Depuis le mercredi 28 décembre 2005, près d’une centaine de journalistes du quotidien chinois Beijing News sont en grève, afin de protester contre le limogeage du rédacteur en chef et de deux de ses adjoints. Cet événement est une première dans ce pays, où les médias sont muselés par le pouvoir et la ligne éditoriale prédéterminée par les services de propagande. L’origine du mouvement se ramène bien sûr au combat pour la liberté de la presse.
Le Beijing News est en effet réputé pour sa hardiesse dans le traitement de certains sujets, s’écartant largement des orientations définies par les services précités. Récemment encore, la rédaction s’est vue reproché d’avoir consacré un article à la répression d’une manifestation rurale dans le nord du pays. Outre cette liberté de ton, le journal se caractérise également par sa grande popularité, ce qui a bien sûr suscité des réactions de la part des autorités.
Le licenciement des trois responsables de la rédaction apparaîtrait ainsi comme une mesure politique, destinée à rétablir une ligne éditoriale propagandiste. Cette affirmation est démentie par la direction du Guangming Daily, actionnaire principal du Beijing News, pour qui il s’agirait seulement d’un transfert de poste.

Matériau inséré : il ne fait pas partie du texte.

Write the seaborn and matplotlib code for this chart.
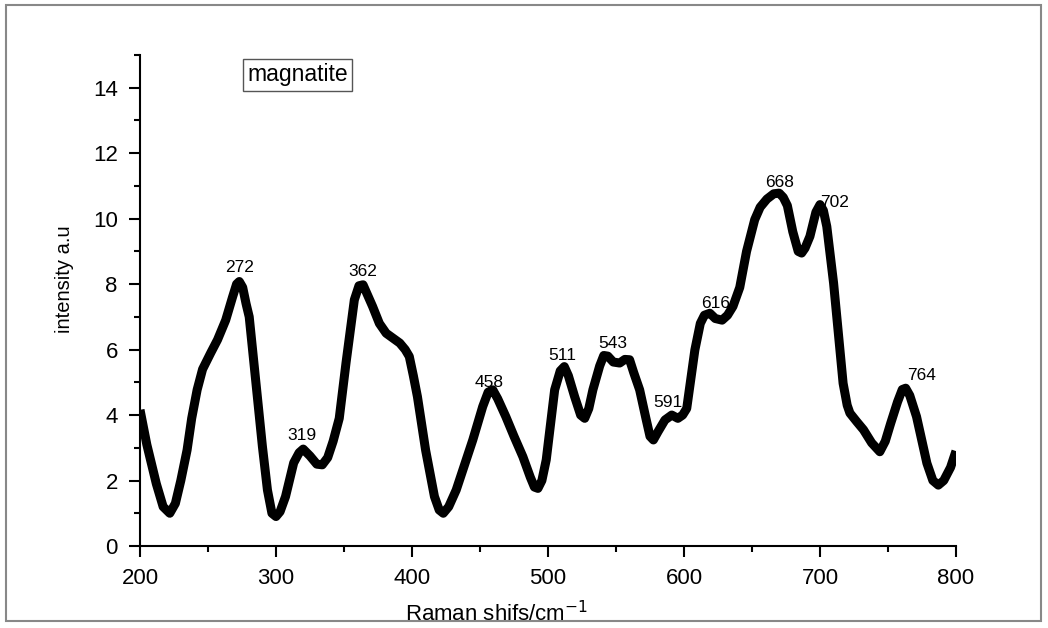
import numpy as np
import pandas as pd
import matplotlib.pyplot as plt
import seaborn as sns
from matplotlib.patches import Rectangle

# Raman spectrum
raman_shift = [200, 205, 212, 217, 221.9, 226, 230, 234.6, 238, 242,
               246, 252, 257, 263, 268, 271, 273, 275.5, 278, 280.3,
               285, 290, 293.7, 297, 300, 303, 307, 313, 317, 320,
               325, 330, 334, 338, 342, 346.5, 351.5, 357.6, 361, 364,
               367, 371, 376, 381, 386, 391, 395, 398, 401, 404,
               410, 416.5, 420, 423, 427, 432.5, 438, 444.7, 452, 456,
               459.4, 463, 469, 475, 481.5, 487, 490, 492.6, 495.5, 498.7,
               504.9, 509, 512, 515, 519.6, 524, 527, 530, 533, 538,
               541, 544, 548, 552.7, 556.5, 560, 563, 567.4, 572, 575,
               577.5, 581, 586, 591, 595.5, 599, 602, 608, 612, 615,
               619, 623, 628, 632, 636, 641, 646, 652, 656, 661,
               666, 670, 673, 676, 680, 684, 686.5, 689, 692.6, 697,
               700, 702.5, 705, 710, 713.5, 717, 720, 722, 727, 732,
               738, 744, 748, 752, 757, 760.5, 763, 766, 771, 778.6,
               783, 787, 791, 796, 800]
intensity = [4.16, 3.1, 1.9, 1.2, 1.0, 1.3, 2.0, 2.93, 3.9, 4.77,
             5.4, 5.9, 6.3, 6.9, 7.6, 8.0, 8.08, 7.9, 7.4, 7.0,
             5.07, 3.04, 1.71, 1.0, 0.9, 1.05, 1.51, 2.54, 2.85, 2.96,
             2.75, 2.5, 2.48, 2.7, 3.2, 3.9, 5.6, 7.52, 7.95, 7.98,
             7.7, 7.32, 6.8, 6.5, 6.35, 6.2, 6.0, 5.79, 5.2, 4.56,
             2.93, 1.51, 1.1, 1.0, 1.2, 1.71, 2.4, 3.24, 4.26, 4.7,
             4.77, 4.5, 3.95, 3.35, 2.73, 2.1, 1.8, 1.76, 2.0, 2.63,
             4.77, 5.35, 5.48, 5.2, 4.56, 4.0, 3.9, 4.2, 4.77, 5.5,
             5.82, 5.8, 5.62, 5.59, 5.7, 5.69, 5.3, 4.77, 3.9, 3.35,
             3.24, 3.5, 3.85, 4.0, 3.9, 4.0, 4.2, 5.99, 6.8, 7.05,
             7.11, 6.95, 6.9, 7.05, 7.32, 7.9, 9.0, 9.97, 10.35, 10.6,
             10.76, 10.78, 10.65, 10.4, 9.6, 9.0, 8.95, 9.1, 9.46, 10.2,
             10.43, 10.25, 9.76, 8.03, 6.5, 4.97, 4.3, 4.06, 3.8, 3.55,
             3.15, 2.88, 3.2, 3.75, 4.4, 4.78, 4.82, 4.6, 3.95, 2.53,
             2.0, 1.86, 2.0, 2.4, 2.9]

# peak annotations (text, x, y)
peak_text = ["272", "319", "362", "458", "511", "543", "591", "616", "668", "702", "764"]
peak_x = [272.9, 319.3, 363.5, 457, 510.6, 548, 588, 623.3, 670.5, 711, 775]
peak_y = [8.5, 3.39, 8.38, 4.98, 5.82, 6.19, 4.37, 7.4, 11.1, 10.49, 5.2]

df = pd.DataFrame({"shift": raman_shift, "intensity": intensity})

sns.set_style("ticks")
plt.rcParams['font.family'] = ['Liberation Sans', 'DejaVu Sans']
plt.rcParams['text.color'] = 'black'
plt.rcParams['xtick.color'] = 'black'
plt.rcParams['ytick.color'] = 'black'
plt.rcParams['axes.edgecolor'] = 'black'

fig = plt.figure(figsize=(10.48, 6.28), dpi=100)
ax = fig.add_axes([0.1336, 0.1306, 0.7786, 0.7818])

sns.lineplot(data=df, x="shift", y="intensity", ax=ax, color="black",
             linewidth=6.5, sort=False, zorder=3)
ax.lines[0].set_solid_joinstyle("round")
ax.lines[0].set_solid_capstyle("butt")

for t, px, py in zip(peak_text, peak_x, peak_y):
    ax.text(px, py, t, ha="center", va="center", fontsize=12.5, zorder=2)

ax.set_xlim(200, 800)
ax.set_ylim(0, 15)
ax.set_xticks(range(200, 801, 100))
ax.set_xticks(range(250, 800, 100), minor=True)
ax.set_yticks(range(0, 15, 2))
ax.set_yticks(range(1, 16, 2), minor=True)
ax.tick_params(axis="both", which="major", length=8, width=1.5, labelsize=16, pad=8)
ax.tick_params(axis="both", which="minor", length=4, width=1.5)
ax.set_xlabel("")
ax.set_ylabel("")
for s in ["left", "bottom"]:
    ax.spines[s].set_linewidth(1.5)
sns.despine(ax=ax)

fig.text(497 / 1048, 1 - 614 / 628, "Raman shifs/cm$^{-1}$", ha="center", va="center", fontsize=16)
fig.text(65 / 1048, 1 - 279 / 628, "intensity a.u", ha="center", va="center",
         rotation=90, fontsize=14.5)
fig.text(297.5 / 1048, 1 - 75 / 628, "magnatite", ha="center", va="center", fontsize=16.5,
         bbox=dict(boxstyle="square,pad=0.2", facecolor="white", edgecolor="#555555", linewidth=1))

fig.patches.append(Rectangle((6 / 1048, 1 - 621 / 628), 1035 / 1048, 616 / 628,
                             transform=fig.transFigure, fill=False,
                             edgecolor="#888888", linewidth=1.5))

fig.savefig("out.png", dpi=100)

Mais de nombreux doutes subsistent et il semble permis d’y voir une réelle mesure de répression. En effet, le Guangming Daily est un journal ultra conservateur, dépendant directement du Parti Communiste. De plus, il est avéré que différents responsables de la propagande se sont plaints des écarts du Beijing News, appelant même à une remise au pas du quotidien (et ce pas plus tard que début décembre selon des sources chinoises).
Le caractère politique de ce « transfert de poste » semble donc avéré, alors même que le Gouvernement chinois a multiplié, en cette année 2005, les mesures de répression à l’encontre des médias. Cette nouvelle décision, outre l’impact qu’elle provoque au sein même de la Chine, provoque également la stupéfaction à travers le monde. Reporters Sans Frontières a notamment exprimé sa consternation, rappelant les précédentes sanctions dont le Beijing News avait pu faire l’objet.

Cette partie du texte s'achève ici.